• WRITTEN TASK: Go through the material and write it all out exactly, minus the pictures.

• GIVEN INFORMATION:
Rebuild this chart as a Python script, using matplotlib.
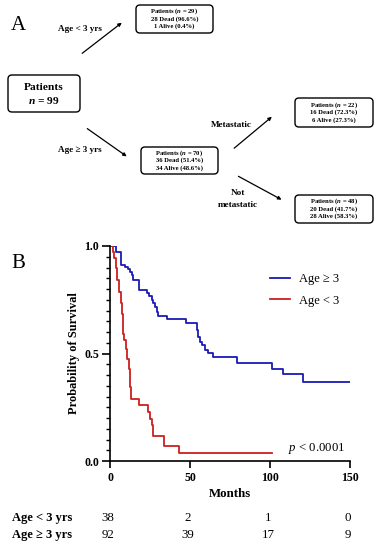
import numpy as np
import matplotlib.pyplot as plt
from matplotlib.patches import FancyBboxPatch

plt.rcParams['font.family'] = ['Liberation Serif', 'DejaVu Serif']
plt.rcParams['mathtext.fontset'] = 'custom'
plt.rcParams['mathtext.rm'] = 'Liberation Serif'
plt.rcParams['mathtext.it'] = 'Liberation Serif:italic'
plt.rcParams['mathtext.bf'] = 'Liberation Serif:bold'
plt.rcParams['mathtext.bfit'] = 'Liberation Serif:italic:bold'

# Kaplan-Meier steps (months, survival after the step)
blue_t = [0, 3.5, 6.9, 9.4, 11.0, 12.5, 14.0, 14.6, 18.3, 22.9, 24.6, 26.0, 27.0, 28.1,
          29.2, 30.2, 35.4, 47.5, 54.2, 55.2, 56.3, 57.3, 59.4, 61.5, 64.6, 79.2,
          101.0, 108.3, 120.4, 150]
blue_s = [1.0, 0.970, 0.911, 0.904, 0.893, 0.880, 0.865, 0.842, 0.795, 0.782, 0.767,
          0.751, 0.733, 0.714, 0.694, 0.674, 0.661, 0.643, 0.608, 0.577, 0.554, 0.538,
          0.518, 0.503, 0.484, 0.458, 0.430, 0.403, 0.368, 0.368]
red_t = [0, 1.7, 2.5, 3.5, 4.6, 5.6, 6.7, 7.3, 7.9, 8.3, 8.75, 10.0, 10.8, 12.1, 12.5,
         13.1, 18.3, 24.0, 25.0, 26.0, 27.0, 34.0, 43.4, 101.4]
red_s = [1.0, 0.974, 0.943, 0.896, 0.841, 0.787, 0.733, 0.686, 0.624, 0.593, 0.562,
         0.523, 0.476, 0.430, 0.344, 0.287, 0.259, 0.228, 0.197, 0.166, 0.114, 0.072,
         0.036, 0.036]

risk_times = [0, 50, 100, 150]
risk_young = [38, 2, 1, 0]
risk_old = [92, 39, 17, 9]

W, H = 384, 550
fig = plt.figure(figsize=(W / 100, H / 100), dpi=100)

# overlay in pixel coordinates for the flow chart and labels
ov = fig.add_axes([0, 0, 1, 1])
ov.set_xlim(0, W)
ov.set_ylim(H, 0)
ov.axis('off')


def box(x0, y0, x1, y1, lines, size, lw=1.0, gap=8.0):
    ov.add_patch(FancyBboxPatch((x0, y0), x1 - x0, y1 - y0,
                                boxstyle='round,pad=0,rounding_size=4',
                                fc='white', ec='black', lw=lw))
    cx, cy = (x0 + x1) / 2, (y0 + y1) / 2
    n = len(lines)
    for i, t in enumerate(lines):
        ov.text(cx, cy + (i - (n - 1) / 2) * gap, t, ha='center', va='center',
                fontsize=size, fontweight='bold')


def arrow(x0, y0, x1, y1):
    ov.annotate('', xy=(x1, y1), xytext=(x0, y0),
                arrowprops=dict(arrowstyle='-|>', color='black', lw=0.9,
                                mutation_scale=5))


ov.text(11, 25, 'A', fontsize=15, va='center')
ov.text(11, 263, 'B', fontsize=15, va='center')

nb = r'$\mathbfit{n}$'
box(8, 75, 80, 112, ['Patients', nb + ' = 99'], 8.2, lw=1.0, gap=13)
box(136, 5, 213, 33, ['Patients (' + nb + ' = 29)', '28 Dead (96.6%)', '1 Alive (0.4%)'], 4.8, gap=7.5)
box(141, 147, 218, 174, ['Patients (' + nb + ' = 70)', '36 Dead (51.4%)', '34 Alive (48.6%)'], 4.8, gap=7.5)
box(295, 98, 373, 127, ['Patients (' + nb + ' = 22)', '16 Dead (72.3%)', '6 Alive (27.3%)'], 4.8, gap=7.5)
box(295, 195, 373, 223, ['Patients (' + nb + ' = 48)', '20 Dead (41.7%)', '28 Alive (58.3%)'], 4.8, gap=7.5)

arrow(80, 55, 124, 21)
arrow(85, 127, 129, 158)
arrow(232, 150, 274, 115)
arrow(236, 175, 284, 201)

lab = dict(ha='center', va='center', fontsize=6.6, fontweight='bold')
ov.text(80, 29, 'Age < 3 yrs', **lab)
ov.text(80, 150, 'Age ≥ 3 yrs', **lab)
ov.text(231, 125, 'Metastatic', **lab)
ov.text(238, 193, 'Not', **lab)
ov.text(238, 205, 'metastatic', **lab)

# survival plot
ax = fig.add_axes([110 / W, (H - 461) / H, 240 / W, 215 / H])
ax.step(blue_t, blue_s, where='post', color='#1a1ab4', lw=1.3, label='Age ≥ 3')
ax.step(red_t, red_s, where='post', color='#cc2020', lw=1.3, label='Age < 3')
ax.set_xlim(0, 150)
ax.set_ylim(0, 1.0)
ax.set_xticks([0, 50, 100, 150])
ax.set_yticks([0.0, 0.5, 1.0])
ax.set_yticks(np.arange(0, 1.0, 0.05), minor=True)
ax.set_yticklabels(['0.0', '0.5', '1.0'])
for t in ax.get_xticklabels() + ax.get_yticklabels():
    t.set_fontweight('bold')
    t.set_fontsize(8.6)
ax.tick_params(axis='x', which='major', length=5, width=1.2, pad=3)
ax.tick_params(axis='y', which='major', length=6, width=1.2, pad=2)
ax.tick_params(axis='y', which='minor', length=3, width=1.0)
for s in ['top', 'right']:
    ax.spines[s].set_visible(False)
for s in ['left', 'bottom']:
    ax.spines[s].set_linewidth(1.2)
ax.set_xlabel('Months', fontsize=9.3, fontweight='bold', labelpad=3)
ax.set_ylabel('Probability of Survival', fontsize=8.9, fontweight='bold', labelpad=3)
ax.legend(loc='upper left', bbox_to_anchor=(0.62, 0.925), frameon=False, fontsize=9,
          handlelength=1.6, labelspacing=0.75, handletextpad=0.7)
ax.text(129, 0.058, r'$p$ < 0.0001', ha='center', va='center', fontsize=9.2)

# number at risk table
ov.text(12, 518, 'Age < 3 yrs', ha='left', va='center', fontsize=9, fontweight='bold')
ov.text(12, 535, 'Age ≥ 3 yrs', ha='left', va='center', fontsize=9, fontweight='bold')
for t, a, b in zip(risk_times, risk_young, risk_old):
    xp = 110 + t * 240 / 150
    ov.text(xp - 2, 518, str(a), ha='center', va='center', fontsize=9.3)
    ov.text(xp - 2, 535, str(b), ha='center', va='center', fontsize=9.3)

fig.savefig('out.png', dpi=100)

• RESULT BELOW:
Rebuild this chart as a Python script, using matplotlib.
import numpy as np
import matplotlib.pyplot as plt
from matplotlib.patches import FancyBboxPatch

plt.rcParams['font.family'] = ['Liberation Serif', 'DejaVu Serif']
plt.rcParams['mathtext.fontset'] = 'custom'
plt.rcParams['mathtext.rm'] = 'Liberation Serif'
plt.rcParams['mathtext.it'] = 'Liberation Serif:italic'
plt.rcParams['mathtext.bf'] = 'Liberation Serif:bold'
plt.rcParams['mathtext.bfit'] = 'Liberation Serif:italic:bold'

# Kaplan-Meier steps (months, survival after the step)
blue_t = [0, 3.5, 6.9, 9.4, 11.0, 12.5, 14.0, 14.6, 18.3, 22.9, 24.6, 26.0, 27.0, 28.1,
          29.2, 30.2, 35.4, 47.5, 54.2, 55.2, 56.3, 57.3, 59.4, 61.5, 64.6, 79.2,
          101.0, 108.3, 120.4, 150]
blue_s = [1.0, 0.970, 0.911, 0.904, 0.893, 0.880, 0.865, 0.842, 0.795, 0.782, 0.767,
          0.751, 0.733, 0.714, 0.694, 0.674, 0.661, 0.643, 0.608, 0.577, 0.554, 0.538,
          0.518, 0.503, 0.484, 0.458, 0.430, 0.403, 0.368, 0.368]
red_t = [0, 1.7, 2.5, 3.5, 4.6, 5.6, 6.7, 7.3, 7.9, 8.3, 8.75, 10.0, 10.8, 12.1, 12.5,
         13.1, 18.3, 24.0, 25.0, 26.0, 27.0, 34.0, 43.4, 101.4]
red_s = [1.0, 0.974, 0.943, 0.896, 0.841, 0.787, 0.733, 0.686, 0.624, 0.593, 0.562,
         0.523, 0.476, 0.430, 0.344, 0.287, 0.259, 0.228, 0.197, 0.166, 0.114, 0.072,
         0.036, 0.036]

risk_times = [0, 50, 100, 150]
risk_young = [38, 2, 1, 0]
risk_old = [92, 39, 17, 9]

W, H = 384, 550
fig = plt.figure(figsize=(W / 100, H / 100), dpi=100)

# overlay in pixel coordinates for the flow chart and labels
ov = fig.add_axes([0, 0, 1, 1])
ov.set_xlim(0, W)
ov.set_ylim(H, 0)
ov.axis('off')


def box(x0, y0, x1, y1, lines, size, lw=1.0, gap=8.0):
    ov.add_patch(FancyBboxPatch((x0, y0), x1 - x0, y1 - y0,
                                boxstyle='round,pad=0,rounding_size=4',
                                fc='white', ec='black', lw=lw))
    cx, cy = (x0 + x1) / 2, (y0 + y1) / 2
    n = len(lines)
    for i, t in enumerate(lines):
        ov.text(cx, cy + (i - (n - 1) / 2) * gap, t, ha='center', va='center',
                fontsize=size, fontweight='bold')


def arrow(x0, y0, x1, y1):
    ov.annotate('', xy=(x1, y1), xytext=(x0, y0),
                arrowprops=dict(arrowstyle='-|>', color='black', lw=0.9,
                                mutation_scale=5))


ov.text(11, 25, 'A', fontsize=15, va='center')
ov.text(11, 263, 'B', fontsize=15, va='center')

nb = r'$\mathbfit{n}$'
box(8, 75, 80, 112, ['Patients', nb + ' = 99'], 8.2, lw=1.0, gap=13)
box(136, 5, 213, 33, ['Patients (' + nb + ' = 29)', '28 Dead (96.6%)', '1 Alive (0.4%)'], 4.8, gap=7.5)
box(141, 147, 218, 174, ['Patients (' + nb + ' = 70)', '36 Dead (51.4%)', '34 Alive (48.6%)'], 4.8, gap=7.5)
box(295, 98, 373, 127, ['Patients (' + nb + ' = 22)', '16 Dead (72.3%)', '6 Alive (27.3%)'], 4.8, gap=7.5)
box(295, 195, 373, 223, ['Patients (' + nb + ' = 48)', '20 Dead (41.7%)', '28 Alive (58.3%)'], 4.8, gap=7.5)

arrow(80, 55, 124, 21)
arrow(85, 127, 129, 158)
arrow(232, 150, 274, 115)
arrow(236, 175, 284, 201)

lab = dict(ha='center', va='center', fontsize=6.6, fontweight='bold')
ov.text(80, 29, 'Age < 3 yrs', **lab)
ov.text(80, 150, 'Age ≥ 3 yrs', **lab)
ov.text(231, 125, 'Metastatic', **lab)
ov.text(238, 193, 'Not', **lab)
ov.text(238, 205, 'metastatic', **lab)

# survival plot
ax = fig.add_axes([110 / W, (H - 461) / H, 240 / W, 215 / H])
ax.step(blue_t, blue_s, where='post', color='#1a1ab4', lw=1.3, label='Age ≥ 3')
ax.step(red_t, red_s, where='post', color='#cc2020', lw=1.3, label='Age < 3')
ax.set_xlim(0, 150)
ax.set_ylim(0, 1.0)
ax.set_xticks([0, 50, 100, 150])
ax.set_yticks([0.0, 0.5, 1.0])
ax.set_yticks(np.arange(0, 1.0, 0.05), minor=True)
ax.set_yticklabels(['0.0', '0.5', '1.0'])
for t in ax.get_xticklabels() + ax.get_yticklabels():
    t.set_fontweight('bold')
    t.set_fontsize(8.6)
ax.tick_params(axis='x', which='major', length=5, width=1.2, pad=3)
ax.tick_params(axis='y', which='major', length=6, width=1.2, pad=2)
ax.tick_params(axis='y', which='minor', length=3, width=1.0)
for s in ['top', 'right']:
    ax.spines[s].set_visible(False)
for s in ['left', 'bottom']:
    ax.spines[s].set_linewidth(1.2)
ax.set_xlabel('Months', fontsize=9.3, fontweight='bold', labelpad=3)
ax.set_ylabel('Probability of Survival', fontsize=8.9, fontweight='bold', labelpad=3)
ax.legend(loc='upper left', bbox_to_anchor=(0.62, 0.925), frameon=False, fontsize=9,
          handlelength=1.6, labelspacing=0.75, handletextpad=0.7)
ax.text(129, 0.058, r'$p$ < 0.0001', ha='center', va='center', fontsize=9.2)

# number at risk table
ov.text(12, 518, 'Age < 3 yrs', ha='left', va='center', fontsize=9, fontweight='bold')
ov.text(12, 535, 'Age ≥ 3 yrs', ha='left', va='center', fontsize=9, fontweight='bold')
for t, a, b in zip(risk_times, risk_young, risk_old):
    xp = 110 + t * 240 / 150
    ov.text(xp - 2, 518, str(a), ha='center', va='center', fontsize=9.3)
    ov.text(xp - 2, 535, str(b), ha='center', va='center', fontsize=9.3)

fig.savefig('out.png', dpi=100)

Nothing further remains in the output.